Chega ao ponto de pretender provar que “a carga fiscal não aumentou em Portugal”, como diz o título na primeira página. O raciocínio tem pérolas de retórica: “A carga fiscal é um conceito muito antigo que sobrevive por ser útil, mas está desfasado da realidade.” Como pode algo ser útil e desfasado da realidade? E que aconteceu à realidade para esse conceito útil ficar tão desfasado? A realidade é que no consulado de Centeno toda a redução do défice foi feita com aumento de receita, porque a despesa até subiu.

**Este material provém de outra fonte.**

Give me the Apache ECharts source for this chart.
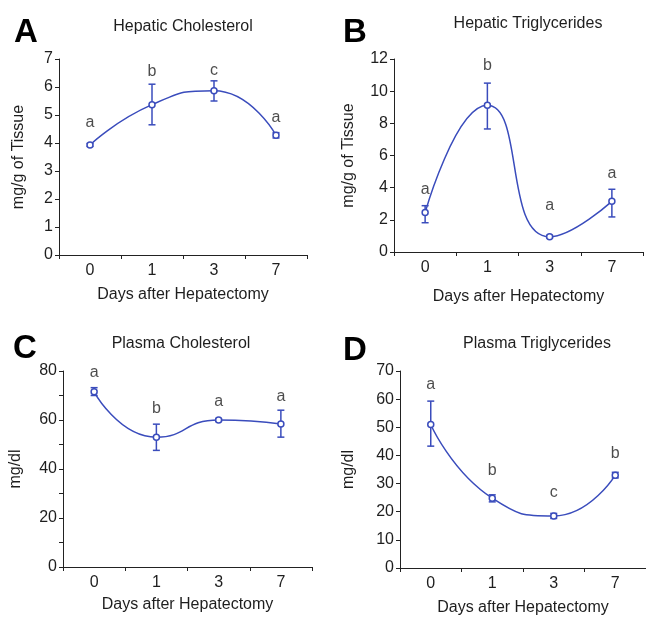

É quase doloroso ver um economista competente tentar demonstrar que reduziu impostos, aumentou rendimento­s e desceu o défice. As razões indicadas para a impossibil­idade são três: “Em primeiro lugar, a economia teve um desenvolvi­mento muito acima do projectado (…) O peso dos juros no PIB ficou em 3,9%, o mais baixo desde 2010 (…) O terceiro grupo de razões tem que ver com alguns impactos que tínhamos previsto e que depois não se materializ­aram”, citando aqui o adiamento para 2018 das despesas com os lesados do BES. Ora, como vimos, a primeira é frágil, a segunda temporária e a terceira, essa sim, meramente contabilís­tica. Nada disto é estrutural.

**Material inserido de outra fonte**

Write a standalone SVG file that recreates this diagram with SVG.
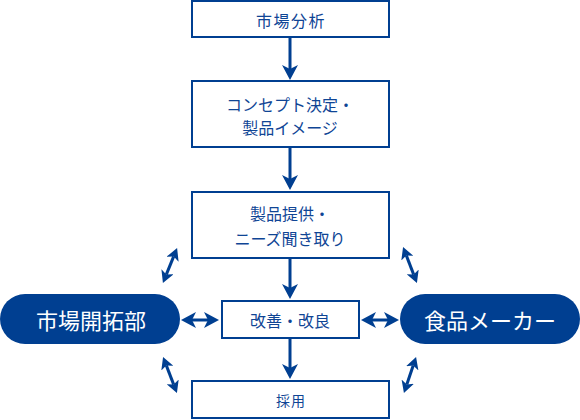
<svg xmlns="http://www.w3.org/2000/svg" width="580" height="420" viewBox="0 0 580 420">
<style>
.box{fill:#fff;stroke:#003f91;stroke-width:2}
.pill{fill:#003f91}
.t{font-family:"Noto Sans CJK JP","Noto Sans",sans-serif;fill:#0f4595;text-anchor:middle;font-size:16px}
.pt{font-family:"Noto Sans CJK JP","Noto Sans",sans-serif;fill:#fff;text-anchor:middle;font-size:22px}
.ln{stroke:#003f91;stroke-width:3;fill:none}
.big{marker-end:url(#hb)}
.dbl{marker-start:url(#hb);marker-end:url(#hb)}
.dsm{marker-start:url(#hs);marker-end:url(#hs)}
</style>
<defs>
<marker id="hb" viewBox="0 0 15 16" refX="4" refY="8" markerWidth="15" markerHeight="16" markerUnits="userSpaceOnUse" orient="auto-start-reverse">
<path d="M15,8 L0,0 L4,8 L0,16 Z" fill="#003f91"/>
</marker>
<marker id="hs" viewBox="0 0 12 13" refX="3" refY="6.5" markerWidth="12" markerHeight="13" markerUnits="userSpaceOnUse" orient="auto-start-reverse">
<path d="M12,6.5 L0,0 L3,6.5 L0,13 Z" fill="#003f91"/>
</marker>
</defs>
<g id="connectors">
<line class="ln big" x1="290" y1="38" x2="290" y2="69"/>
<line class="ln big" x1="290" y1="148" x2="290" y2="179"/>
<line class="ln big" x1="290" y1="259" x2="290" y2="288"/>
<line class="ln big" x1="290" y1="339" x2="290" y2="368"/>
<line class="ln dbl" x1="192" y1="320" x2="208" y2="320"/>
<line class="ln dbl" x1="372" y1="320" x2="388" y2="320"/>
<line class="ln dsm" x1="173.7" y1="256.4" x2="166.3" y2="274.6"/>
<line class="ln dsm" x1="166.3" y1="365.4" x2="173.7" y2="384.6"/>
<line class="ln dsm" x1="406.3" y1="255.4" x2="413.7" y2="274.6"/>
<line class="ln dsm" x1="413.2" y1="365.5" x2="406.8" y2="384.5"/>
</g>
<g id="n1"><rect class="box" x="192" y="1" width="197" height="36"/><text class="t" x="291" y="27" style="letter-spacing:1.5px">市場分析</text></g>
<g id="n2"><rect class="box" x="192" y="81" width="197" height="66"/><text class="t" x="290" y="111">コンセプト決定・</text><text class="t" x="290" y="134">製品イメージ</text></g>
<g id="n3"><rect class="box" x="192" y="192" width="197" height="66"/><text class="t" x="290" y="220">製品提供・</text><text class="t" x="290" y="245">ニーズ聞き取り</text></g>
<g id="n4"><rect class="box" x="222" y="301" width="137" height="37"/><text class="t" x="290" y="327">改善・改良</text></g>
<g id="n5"><rect class="box" x="192" y="381" width="197" height="37"/><text class="t" x="291" y="406" style="font-size:14px;letter-spacing:1px">採用</text></g>
<g id="n6"><rect class="pill" x="0" y="294" width="180" height="50" rx="25"/><text class="pt" x="91" y="329">市場開拓部</text></g>
<g id="n7"><rect class="pill" x="400" y="294" width="180" height="50" rx="25"/><text class="pt" x="490" y="329">食品メーカー</text></g>
</svg>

O elemento que mais prova o desfasamen­to do ministro face à realidade é a resposta à pergunta se a redução do défice “implicou sacrifício­s na saúde, nos serviços públicos”: “Com certeza que não implicou.” Mas noutras páginas do mesmo semanário informa-se que “Os médicos protestam de preto (…) pela agonia do SNS” (p. 40), “Equipament­o da GNR está atrasado” (26) e “Meios aéreos borregam na Páscoa” (27). O segredo da consolidaç­ão de Centeno é degradação dos serviços públicos, que fica por denunciar enquanto os funcionári­os forem aumentados. O Estado serve crescentem­ente, não o país, mas quem lá trabalha. Nada disso incomoda o ministro, orgulhoso por os valores das cativações de 2017 serem inferiores à enormidade de 2016.

Entretanto, ele não se dá conta da ironia de, em 2008, Sócrates também se ter gabado de que o défice era o mais baixo da democracia. Mas a esquizofre­nia de que sofre é apenas sinal da loucura em que está a sociedade. Somos todos Centeno.